Holding the baby, Kristin hugged me and promised me tickets when she next sang at the War Memorial Opera House. Suess said he’d wire me the money but I told him to keep it. For the baby.
“What are you going to call her?” I asked.
Kristin exchanged a look with her husband. “We couldn’t have done it without you,” she said.
“You did all the hard work,” I said.
“Just the same. We’d like her to remember what you did for us. For her.”
“Going to name her Sam?” I said.
“That’s not a name for a girl,” Suess laughed. “What’s your middle name?”
I boarded the car and waved farewell as the train pulled away to the west and I couldn’t stop grinning the whole trip.
Dashiell Ranaee Suess. Born November 16 at 1:43 A.M. Weighing 7 lbs. 3 oz., 21 inches long.
Welcome to the world, kid.

The End

Life Is What Happens to You While You're Busy Making Other Plans

In his last album, in a song to his son, John Lennon sang this line: "Life is what happens to you while you're busy making other plans." A few months later he was dead. That line seems to sum up so much of the odyssey we have been on (we hope without the tragic ending). It has been thirteen years since we moved to Cincinnati; one year today since we were blessed with our beautiful girl, Dashiell. Since then, life has just happened. And we've barely been able to keep up.

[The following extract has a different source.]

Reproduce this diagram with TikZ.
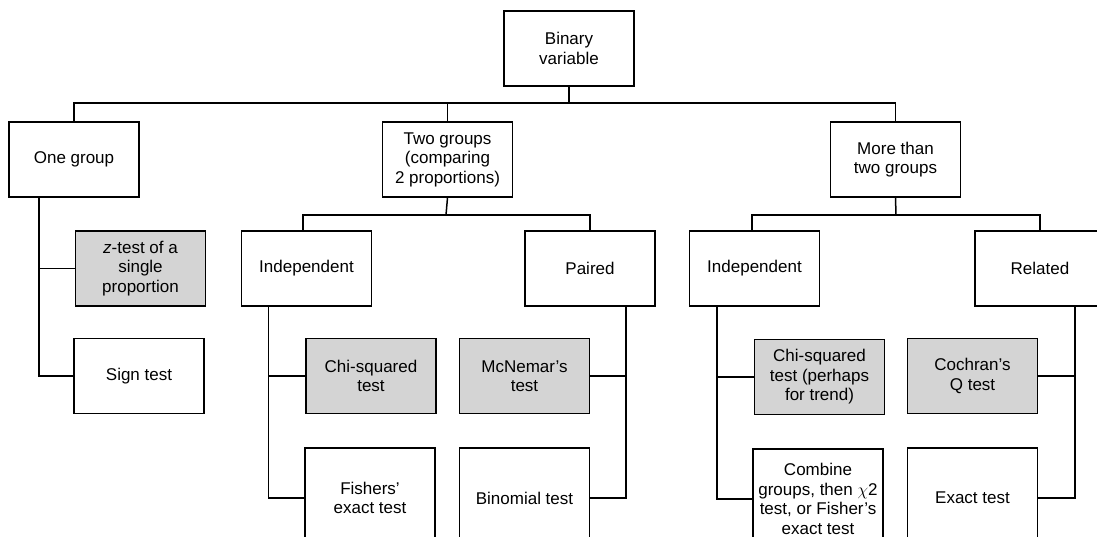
\documentclass[tikz,border=0pt]{standalone}
\usepackage{fontspec}
\setmainfont{Liberation Sans}
\begin{document}
\begin{tikzpicture}[x=1pt,y=-1pt,
  box/.style={draw,line width=1.5pt,minimum width=130pt,minimum height=75pt,align=center,inner sep=2pt,font=\fontsize{17}{19.5}\selectfont},
  testbox/.style={box,fill=black!17},
  tallbox/.style={box,minimum height=100pt},
  link/.style={line width=1.5pt}]
\useasboundingbox (0,0) rectangle (1097,537);
\clip (0,0) rectangle (1097,537);
% top
\node[box] (binary) at (569,48.5) {Binary\\variable};
\node[box] (onegrp) at (74,159.5) {One group};
\node[box] (twogrp) at (447.5,159.5) {Two groups\\(comparing\\2 proportions)};
\node[box] (moregrp) at (895.5,159.5) {More than\\two groups};
% second level
\node[box] (indepA) at (306.5,268.5) {Independent};
\node[box] (paired) at (590,268.5) {Paired};
\node[box] (indepB) at (754.5,268.5) {Independent};
\node[box] (related) at (1040,268.5) {Related};
% tests
\node[testbox] (ztest) at (140.5,268.5) {\textit{z}-test of a\\single\\proportion};
\node[box] (sign) at (139,376) {Sign test};
\node[testbox] (chisq) at (371,376) {Chi-squared\\test};
\node[tallbox] (fisher) at (370,498) {Fishers'\\exact test};
\node[testbox] (mcnemar) at (524.5,376) {McNemar's\\test};
\node[tallbox] (binom) at (524.5,498) {Binomial test};
\node[testbox] (chitrend) at (819.5,377) {Chi-squared\\test (perhaps\\for trend)};
\node[tallbox] (combine) at (818,499) {Combine\\groups, then $\chi$2\\test, or Fisher's\\exact test};
\node[testbox] (cochran) at (972.5,376) {Cochran's\\Q test};
\node[tallbox] (exact) at (972.5,498) {Exact test};
% connectors
\coordinate (busT) at (569,103);
\coordinate (busA) at (446,215);
\coordinate (busB) at (896,215);
\draw[link] (binary.south) -- (busT);
\draw[link] (onegrp.north) |- (busT) -| (moregrp.north);
\draw[link] (twogrp.north) -- (twogrp.north |- busT);
\draw[link] (twogrp.south) -- (busA);
\draw[link] ([xshift=-3.5pt]indepA.north) |- (busA) -| (paired.north);
\draw[link] (moregrp.south) -- (busB);
\draw[link] ([xshift=-2.5pt]indepB.north) |- (busB) -| (related.north);
\draw[link] ([xshift=-35pt]onegrp.south) |- (ztest.west);
\draw[link] ([xshift=-35pt]onegrp.south) |- (sign.west);
\draw[link] ([xshift=-38pt]indepA.south) |- (chisq.west);
\draw[link] ([xshift=-38pt]indepA.south) |- (fisher.west);
\draw[link] ([xshift=36pt]paired.south) |- (mcnemar.east);
\draw[link] ([xshift=36pt]paired.south) |- (binom.east);
\draw[link] ([xshift=-37.5pt]indepB.south) |- (chitrend.west);
\draw[link] ([xshift=-37.5pt]indepB.south) |- (combine.west);
\draw[link] ([xshift=35pt]related.south) |- (cochran.east);
\draw[link] ([xshift=35pt]related.south) |- (exact.east);
\end{tikzpicture}
\end{document}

It hasn't been the way we had planned, but in most ways it's been better. Our one complaint is being so far from family. So, in a probably feeble attempt to keep up, we hope to be posting more about our life to share with our friends and family, we are starting this blog. It likely will be a hodge podge of things about our lives, from updates on my writing to Kristin's plans for our soon-to-be-finished basement to Dashiell's newest word. We plan to update this blog regularly, but hey, life happens.

So, welcome to the Suess house. Sorry about the mess.